Wednesday, January 23, 2013

Machine Learning Using SAS Enterprise Miner: A Basic Comparison Example

        This writing is to show how one can leverage SAS Enterprise Miner 12.1(“EM”), released August 2012, to build large number of leading machine learning models in short amount of time, by point-n-click. The comparison shown is mainly to organize built models, not to support any conclusion about the strengh of the methods.  The selected data set has ~40K observations, with 12 predictor variables. The binary target variable ATTRITE has ~16%=1 (The data set is from a published data mining book. Forgot which one it is from). 

The following screen shot shows 16 models are built (3 logistic regressions, 2 neural nets, 2 random forests, 1 memory-based reason (K nearest neighbor), 1 decision trees, 2 stochastci gradient boosting, 1 LARS regression and 4 SVM models)

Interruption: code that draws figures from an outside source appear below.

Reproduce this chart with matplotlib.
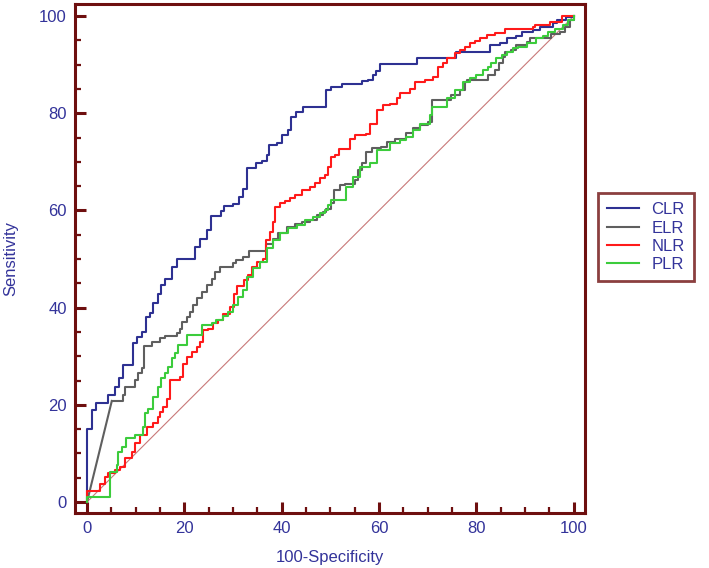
import matplotlib
matplotlib.use("Agg")
import matplotlib.pyplot as plt
from matplotlib.ticker import MultipleLocator

plt.rcParams["font.family"] = ["Liberation Sans", "DejaVu Sans"]

# ROC step points: (100-specificity where the curve rises, sensitivity after the rise)
clr_x = [0, 0, 1.1, 1.9, 4.4, 5.8, 6.5, 7.5, 9.5, 10.2, 11.2, 12.2, 12.9, 13.6, 14.6, 15.3, 16.1,
         17.4, 18.4, 22.2, 23.2, 24.6, 25.4, 27.6, 28.1, 30.1, 31.3, 32.0, 32.8, 34.8, 35.9, 36.9,
         37.4, 39.0, 40.0, 41.3, 42.0, 43.0, 44.4, 49.2, 50.2, 52.3, 56.4, 57.8, 58.8, 59.4, 60.2,
         67.8, 75.9, 82.8, 84.8, 86.2, 88.2, 89.3, 91.6, 93.0, 95.8, 96.5, 98.5, 100]
clr_y = [0, 15.0, 18.9, 20.3, 22.1, 23.7, 25.5, 28.2, 32.8, 34.0, 35.0, 38.1, 38.9, 40.9, 42.9, 44.7, 45.9,
         48.4, 50.1, 52.5, 54.2, 56.0, 58.8, 59.9, 60.9, 61.3, 62.8, 64.5, 68.7, 69.7, 70.1, 71.4,
         73.5, 73.8, 75.5, 76.5, 79.3, 80.3, 81.3, 84.8, 85.4, 86.0, 86.6, 86.9, 87.9, 88.8, 90.2,
         91.3, 92.6, 94.0, 94.4, 95.4, 95.9, 96.8, 97.1, 97.8, 98.5, 99.2, 99.9, 100]

# ELR starts with a tied segment (straight line) up to the first step point
elr_tie_x = [0, 5.1]
elr_tie_y = [0, 20.8]
elr_x = [5.1, 7.5, 7.8, 9.9, 10.5, 11.2, 11.7, 13.3, 15.0, 16.0, 18.4, 19.1, 19.6, 20.5, 21.2, 21.8,
         22.5, 23.6, 24.6, 25.6, 26.3, 27.3, 30.0, 30.7, 32.1, 33.3, 36.8, 38.3, 39.3, 41.0, 42.7,
         44.1, 45.8, 47.2, 48.5, 49.2, 50.2, 50.8, 51.9, 53.0, 55.0, 55.7, 56.4, 57.4, 58.5, 60.5,
         61.6, 63.2, 65.6, 67.0, 68.4, 70.1, 70.8, 74.8, 76.6, 77.6, 78.0, 82.4, 83.8, 84.7, 85.5,
         85.8, 87.2, 88.2, 90.3, 91.0, 95.4, 97.1, 98.2, 99.2, 100]
elr_y = [20.8, 22.0, 23.6, 25.1, 26.5, 27.5, 32.2, 33.0, 33.7, 34.2, 34.8, 35.7, 37.1, 38.1, 39.2, 40.5,
         41.9, 43.3, 44.7, 45.9, 47.4, 48.4, 49.1, 49.8, 50.5, 51.6, 53.2, 54.2, 55.3, 56.5, 57.2,
         57.7, 58.0, 59.1, 59.7, 60.4, 61.5, 64.2, 65.2, 65.4, 66.3, 68.3, 69.7, 72.1, 72.8, 73.1,
         74.1, 74.8, 75.9, 77.0, 77.6, 78.3, 82.7, 83.8, 84.8, 86.5, 86.8, 87.9, 88.9, 90.3, 91.6,
         92.7, 93.0, 94.0, 94.7, 95.4, 96.4, 96.8, 97.8, 99.1, 100]

nlr_x = [0, 0, 2.7, 3.7, 4.4, 5.7, 6.8, 7.8, 9.2, 9.9, 10.9, 12.3, 13.6, 14.6, 15.1, 15.7, 16.4, 17.1,
         19.1, 19.8, 20.5, 21.5, 22.5, 23.2, 23.9, 24.9, 25.9, 27.0, 28.0, 29.3, 30.2, 30.9, 32.3,
         33.0, 33.8, 34.9, 36.2, 36.7, 37.6, 38.3, 38.6, 39.6, 40.7, 41.7, 42.7, 44.1, 45.8, 46.9,
         47.8, 48.9, 49.6, 50.2, 50.9, 51.8, 54.0, 55.0, 57.4, 58.1, 59.5, 60.9, 62.2, 63.6, 64.3,
         66.3, 67.4, 69.4, 71.1, 72.1, 73.2, 73.9, 75.6, 76.6, 77.6, 78.6, 79.7, 80.7, 82.1, 83.8,
         85.8, 91.6, 92.0, 95.1, 97.5, 100]
nlr_y = [0, 2.3, 3.7, 5.1, 5.9, 6.6, 7.3, 9.0, 10.4, 12.1, 13.8, 15.5, 16.2, 17.6, 18.6, 19.6, 21.3, 25.1,
         25.8, 28.5, 29.9, 30.9, 32.0, 33.0, 35.4, 35.7, 36.8, 37.5, 38.8, 40.2, 42.9, 44.4, 45.6,
         46.8, 48.4, 49.4, 50.1, 53.9, 55.6, 57.7, 60.8, 61.5, 61.9, 62.5, 63.2, 64.2, 64.9, 65.6,
         66.6, 67.3, 69.0, 71.1, 71.4, 72.6, 74.8, 75.5, 75.8, 77.9, 80.7, 81.7, 82.0, 83.1, 84.1,
         85.1, 86.5, 86.8, 87.5, 89.6, 90.3, 91.3, 92.4, 93.0, 93.7, 94.4, 94.9, 95.4, 96.1, 96.6,
         97.3, 97.8, 98.1, 98.8, 100, 100]

plr_x = [0, 0, 4.7, 6.1, 6.4, 7.1, 8.1, 9.9, 11.6, 11.9, 12.6, 13.6, 14.6, 15.3, 16.0, 16.7, 17.4,
         18.1, 18.8, 20.5, 23.6, 25.6, 26.6, 28.0, 29.0, 30.0, 31.1, 32.1, 32.8, 34.2, 35.5, 36.9,
         38.3, 39.6, 41.3, 43.1, 44.8, 46.5, 47.8, 48.9, 49.6, 50.2, 53.3, 54.7, 56.1, 58.1, 59.5,
         62.2, 64.3, 65.6, 67.0, 68.4, 70.4, 70.8, 73.9, 75.6, 77.3, 78.6, 80.0, 81.4, 82.4, 83.1,
         84.1, 85.2, 86.2, 87.6, 88.6, 90.3, 92.3, 93.7, 94.7, 96.1, 97.8, 98.8, 100]
plr_y = [0, 1.1, 6.2, 7.6, 10.4, 11.4, 13.1, 13.8, 15.5, 18.3, 19.2, 21.7, 23.7, 25.5, 26.5, 27.8, 29.6,
         30.6, 32.3, 34.4, 36.4, 36.8, 37.5, 38.3, 39.2, 40.5, 42.2, 43.6, 46.4, 48.1, 49.4, 52.2,
         53.9, 55.3, 56.3, 57.0, 58.0, 58.7, 59.4, 60.1, 61.1, 62.1, 64.9, 66.9, 69.0, 69.7, 72.4,
         73.8, 74.5, 75.2, 76.5, 77.9, 79.6, 81.3, 83.1, 84.8, 86.5, 87.2, 87.9, 88.9, 89.6, 90.3,
         91.3, 92.0, 92.7, 93.4, 93.7, 94.4, 95.4, 96.0, 96.8, 97.4, 98.1, 99.2, 100]

maroon = "#6e0f0f"
txt_blue = "#33339a"

fig = plt.figure(figsize=(7.09, 5.68), dpi=100)
ax = fig.add_axes([0.1058, 0.0968, 0.7192, 0.8962])

# reference diagonal
ax.plot([0, 100], [0, 100], color="#c87878", lw=0.8, zorder=1)

ax.plot(clr_x, clr_y, drawstyle="steps-post", color="#2e3192", lw=1.5, label="CLR")
ax.plot(elr_tie_x, elr_tie_y, color="#5f5f5f", lw=1.5)
ax.plot(elr_x, elr_y, drawstyle="steps-post", color="#5f5f5f", lw=1.5, label="ELR")
ax.plot(nlr_x, nlr_y, drawstyle="steps-post", color="#ff1a1a", lw=1.5, label="NLR")
ax.plot(plr_x, plr_y, drawstyle="steps-post", color="#3ccc3c", lw=1.5, label="PLR")

ax.set_xlim(-2.46, 102.3)
ax.set_ylim(-2.26, 102.5)

for s in ax.spines.values():
    s.set_color(maroon)
    s.set_linewidth(2.2)

ax.xaxis.set_major_locator(MultipleLocator(20))
ax.xaxis.set_minor_locator(MultipleLocator(5))
ax.yaxis.set_major_locator(MultipleLocator(20))
ax.yaxis.set_minor_locator(MultipleLocator(5))
ax.tick_params(which="both", direction="in", color=maroon, top=False, right=False)
ax.tick_params(which="major", length=8, width=2.2, labelsize=12, labelcolor=txt_blue, pad=6)
ax.tick_params(which="minor", length=4.5, width=1.6)

ax.set_xlabel("100-Specificity", fontsize=12, color=txt_blue)
ax.set_ylabel("Sensitivity", fontsize=12, color=txt_blue)
ax.xaxis.set_label_coords(0.5, -0.072)
ax.yaxis.set_label_coords(-0.112, 0.5)

leg = ax.legend(loc="upper left", bbox_to_anchor=(0.8434, 0.660), bbox_transform=fig.transFigure,
                fontsize=12, labelcolor=txt_blue, fancybox=False, borderaxespad=0,
                handlelength=1.9, labelspacing=0.2, borderpad=0.55, handletextpad=0.75)
leg.get_frame().set_edgecolor(maroon)
leg.get_frame().set_linewidth(2.0)

fig.savefig("out.png", dpi=100)
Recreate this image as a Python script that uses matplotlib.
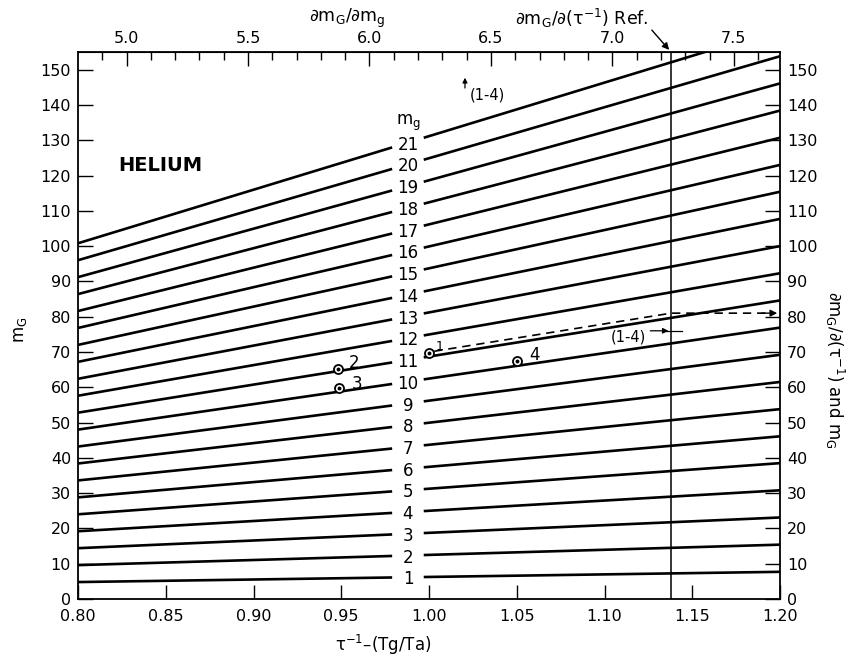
import numpy as np
import matplotlib
matplotlib.use('Agg')
import matplotlib.pyplot as plt
from matplotlib.ticker import MultipleLocator, FixedLocator, FormatStrFormatter

plt.rcParams['font.family'] = ['DejaVu Sans']
plt.rcParams['mathtext.default'] = 'regular'

# m_g curve numbers and m_G read at tau^-1 = 0.80 and 1.20
mg_numbers = list(range(1, 22))
mG_at_080 = [4.8, 9.6, 14.4, 19.2, 24.0, 28.8, 33.6, 38.4, 43.2, 48.0, 52.8,
             57.6, 62.4, 67.2, 72.0, 76.8, 81.6, 86.4, 91.2, 96.0, 100.8]
mG_at_120 = [7.7, 15.4, 23.1, 30.8, 38.5, 46.1, 53.8, 61.5, 69.2, 76.9, 84.6,
             92.3, 100.0, 107.7, 115.4, 123.0, 130.7, 138.4, 146.1, 153.8, 161.5]
tau_ends = [0.80, 1.20]

# top scale dm_G/dm_g at the two ends of the tau axis
top_scale_ends = [4.80, 7.69]
top_major = [5.0, 5.5, 6.0, 6.5, 7.0, 7.5]
top_minor = [4.9, 5.1, 5.2, 5.3, 5.4, 5.6, 5.7, 5.8, 5.9, 6.1, 6.2, 6.3, 6.4,
             6.6, 6.7, 6.8, 6.9, 7.1, 7.2, 7.3, 7.4, 7.6]

# test points
point_labels = ['1', '2', '3', '4']
point_tau = [1.00, 0.948, 0.949, 1.05]
point_mG = [69.6, 65.1, 59.7, 67.4]

# reference line and dashed path from point 1
ref_tau = 1.138
dash_tau = [1.003, 1.138, 1.197]
dash_mG = [70.2, 81.0, 81.0]

fig = plt.figure(figsize=(8.51, 6.59), dpi=100)
ax = fig.add_axes([78/851, 60/659, 702/851, 547/659])
ax.set_xlim(0.80, 1.20)
ax.set_ylim(0, 155)

gap_lo, gap_hi, lab_x = 0.979, 0.997, 0.988
for n, y0, y1 in zip(mg_numbers, mG_at_080, mG_at_120):
    ya = np.interp(gap_lo, tau_ends, [y0, y1])
    yb = np.interp(gap_hi, tau_ends, [y0, y1])
    ax.plot([tau_ends[0], gap_lo], [y0, ya], color='black', lw=1.9,
            solid_capstyle='butt')
    ax.plot([gap_hi, tau_ends[1]], [yb, y1], color='black', lw=1.9,
            solid_capstyle='butt')
    yl = np.interp(lab_x, tau_ends, [y0, y1])
    ax.text(lab_x, yl - 0.6, str(n), ha='center', va='center', fontsize=12)
    if n == mg_numbers[-1]:
        ax.text(lab_x, yl + 5.5, '$m_g$', ha='center', va='center', fontsize=12)

ax.axvline(ref_tau, color='black', lw=1.1)

# points
ax.plot(point_tau, point_mG, 'o', ms=6.5, mfc='white', mec='black', mew=1.3)
ax.plot(point_tau, point_mG, 'o', ms=1.8, color='black')
offs = {'1': (0.004, 2.0, 9), '2': (0.006, 1.8, 12), '3': (0.007, 1.2, 12),
        '4': (0.007, 1.8, 12)}
for lab, t, m in zip(point_labels, point_tau, point_mG):
    dx, dy, fs = offs[lab]
    ax.text(t + dx, m + dy, lab, ha='left', va='center', fontsize=fs)

# dashed path to the right scale
ax.plot(dash_tau, dash_mG, color='black', lw=1.2, dashes=(5, 3.5))
ax.annotate('', xy=(1.2, dash_mG[-1]), xytext=(1.188, dash_mG[-1]),
            arrowprops=dict(arrowstyle='-|>', color='black', lw=1.0,
                            mutation_scale=10))

# (1-4) annotations
ax.text(1.1134, 74.3, '(1-4)', ha='center', va='center', fontsize=10.5)
ax.annotate('', xy=(ref_tau, 76.0), xytext=(1.1245, 76.0),
            arrowprops=dict(arrowstyle='-|>', color='black', lw=0.9,
                            mutation_scale=8))
ax.plot([ref_tau - 0.004, ref_tau + 0.006], [76.0, 76.0], color='black', lw=0.9)
ax.text(1.033, 142.7, '(1-4)', ha='center', va='center', fontsize=10.5)
ax.annotate('', xy=(1.0205, 148.5), xytext=(1.0205, 144.0),
            arrowprops=dict(arrowstyle='-|>', color='black', lw=0.9,
                            mutation_scale=7))

ax.text(0.847, 122.8, 'HELIUM', ha='center', va='center', fontsize=14,
        fontweight='bold')

# axes styling
for s in ax.spines.values():
    s.set_linewidth(1.3)
ax.xaxis.set_major_locator(MultipleLocator(0.05))
ax.xaxis.set_major_formatter(FormatStrFormatter('%.2f'))
ax.yaxis.set_major_locator(MultipleLocator(10))
ax.tick_params(axis='x', direction='in', length=10, width=1.0, labelsize=11.5,
               pad=7)
ax.tick_params(axis='y', direction='in', length=11, width=1.0, labelsize=11.5,
               left=True, right=True, labelleft=True, labelright=True, pad=5)


def to_top(t):
    return top_scale_ends[0] + (np.asarray(t) - tau_ends[0]) * \
        (top_scale_ends[1] - top_scale_ends[0]) / (tau_ends[1] - tau_ends[0])


def from_top(v):
    return tau_ends[0] + (np.asarray(v) - top_scale_ends[0]) * \
        (tau_ends[1] - tau_ends[0]) / (top_scale_ends[1] - top_scale_ends[0])


top = ax.secondary_xaxis('top', functions=(to_top, from_top))
top.xaxis.set_major_locator(FixedLocator(top_major))
top.xaxis.set_minor_locator(FixedLocator(top_minor))
top.xaxis.set_major_formatter(FormatStrFormatter('%.1f'))
top.tick_params(which='major', direction='in', length=10, width=1.0,
                labelsize=11.5, pad=4)
top.tick_params(which='minor', direction='in', length=6, width=1.0)

# labels
fig.text(347/851, 1 - 18/659, r'$\partial m_G/\partial m_g$', ha='center',
         va='center', fontsize=12.5)
fig.text(582/851, 1 - 18/659, r'$\partial m_G/\partial(\tau^{-1})$ Ref.',
         ha='center', va='center', fontsize=12.5)
fig.add_artist(matplotlib.patches.FancyArrowPatch(
    (650/851, 1 - 28/659), (671/851, 1 - 52/659), transform=fig.transFigure,
    arrowstyle='-|>', mutation_scale=10, color='black', lw=1.0))
fig.text(383/851, 1 - 645/659, r'$\tau^{-1}$–(Tg/Ta)', ha='center',
         va='center', fontsize=12)
fig.text(20/851, 1 - 330/659, '$m_G$', ha='center', va='center', fontsize=12,
         rotation=90)
fig.text(835/851, 1 - 370/659, r'$\partial m_G/\partial(\tau^{-1})$ and $m_G$',
         ha='center', va='center', fontsize=12, rotation=-90)

fig.savefig('out.png', dpi=100)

Below is comparison details of the 16 models










 
The two random forest models stand above the rest in misclassification rate and KS. Notice
  1.  these models are built without much EDA (exploratory data analysis) work.
  2. A traditional decision tree is not far behind
  3. Neither of MBR, Boosting, SVM and NN does very well due to the fact there are only a dozen input variables. However, random forest still outshines them using few variables
  4. Logistic regression (the two HPREG models) models perform low probably due to the default cutoff selection as well
I like Enterprise Miner because I can load and set up large number of models (sometimes >100) quickly, easily tweak and manage their subtle differences, and pick the one that fits my domain business the best. Model lineage and knowledge sharing are other two reasons.